Between traditional holiday feasts, frigid weather tempting the northerners among us to stay indoors, and the frenzy of new year’s resolutions, visions of cardiovascular fitness and weight management are dancing through many a head at this time of year—and indeed, dancing may just be a solution.
American Indian pow wow dances, from fancy dance to grass dance and even traditional, can offer a way for people to get and stay fit in the new year and beyond. With many dances requiring intense physical exertion—and with all dances being tied to community—the post-holiday season may be the perfect time to shake off holiday blues (and if a few holiday pounds come off too, so be it). Strenuous dances like fancy dance, fancy shawl, and grass dance, like any aerobic exercise, strengthen cardiovascular fitness. But dancers don’t need to be gearing toward competition to reap the benefits: Even light physical exertion done for 30 minutes three times a week brings health benefits. Just putting on a CD of any traditional music with a strong drum beat and following the rhythm can raise your heartbeat—and with a few variations, targeted muscle groups can get their own workout.

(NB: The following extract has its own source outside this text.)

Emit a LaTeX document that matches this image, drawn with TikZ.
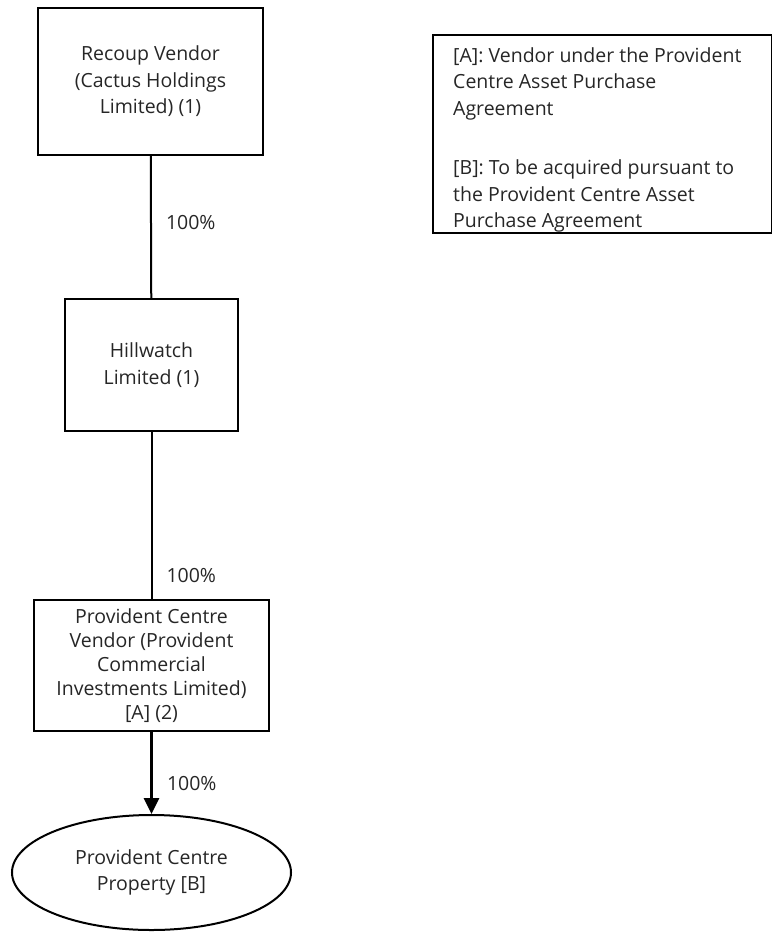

Dancers can incorporate specific fitness-enhancing techniques into their practice following basic strength-training moves. Duck-and-dive already has one such move incorporated: A change in drum beat signals dancers to, well, duck and dive, which requires flexing the quadriceps, hamstrings, gluteals, hip flexors, and calf muscles. Inserting your own moves might not work during competition, but during practice sessions and workouts, strength-training can be a matter of choosing one move and dropping it into the dance at regular intervals. Squats, leg raises, lunges, and sideways bends can all be performed to the beat, either as bursts of large actions or as smaller pulses (for example, bending into a squat and gently pulsing your legs so that your seat lifts up just an inch or two). More ambitious? Work in push-ups, either on the ground or against a wall, at the beginning and ending of each song.
Even the more sedate dances—traditional women’s, or the Kiowa gourd dance, for example, both of which require a concentrated motion instead of big expenditures of energy—can provide health benefits, even if the cardiovascular system isn’t particularly challenged. Sitting down most of the time increases a person’s risk of developing heart disease by 50%, even when following a regimen of physical activity. Just one day of doing nothing but sitting can trigger symptoms of pre-diabetes, making something as simple as a standing dance a weapon against health dangers.
Perhaps the true power of Indian dance as fitness, however, lies not in its specific physical movements but more in its holistic nature. As an activity that requires little but a CD player and a desire to learn, dancing for fitness already clears a major hurdle: It’s easy and affordable, and can be adjusted to any fitness level, from people in physical rehabilitation to those whose cardiovascular profile resembles the late Jim Thorpe’s, circa 1912 (the year he became an Olympic champion). More important, the social aspect of dance take its benefits beyond the arena: People with developed community networks may have a leg up on protection against non-cancer mortality, cardiovascular disease, and depression, research shows.
But when we dance traditional dances, we’re not just connecting with the people who are standing beside us. We’re connecting with those who have gone. “We dance for those who went before us. We’re dancing for them,” said Kiowa Gourd Clan member Tom Spotted Horse in Indian Country Today last year. “I think about this to this day when I dance.” It’s a sentiment echoed by dancers of all strains: “I’m dancing more for my people than for myself,” said Wanbli Charging Eagle, a top grass dancer. “The dance gives us a feeling of unity for your family, your family’s family, for the entire family of Caddo people,” said Caddo historian Cecile Carter of the turkey dance.
It’s this spiritual and communal aspect that may prove to be the most important aspect of dance as fitness in Indian communities. According to a joint report from the Management Sciences for Health and the Office of Minority Health and Bureau of Primary Health Care, relying upon community strengths to overcome challenges is key to developing health care practices that stick. As identified by the report, strengths in Native communities include creativity, connection with the past, honoring of elders, and holistic thinking. Given these assets, it’s hard to think of a fitness program more fitting for Indians than dance.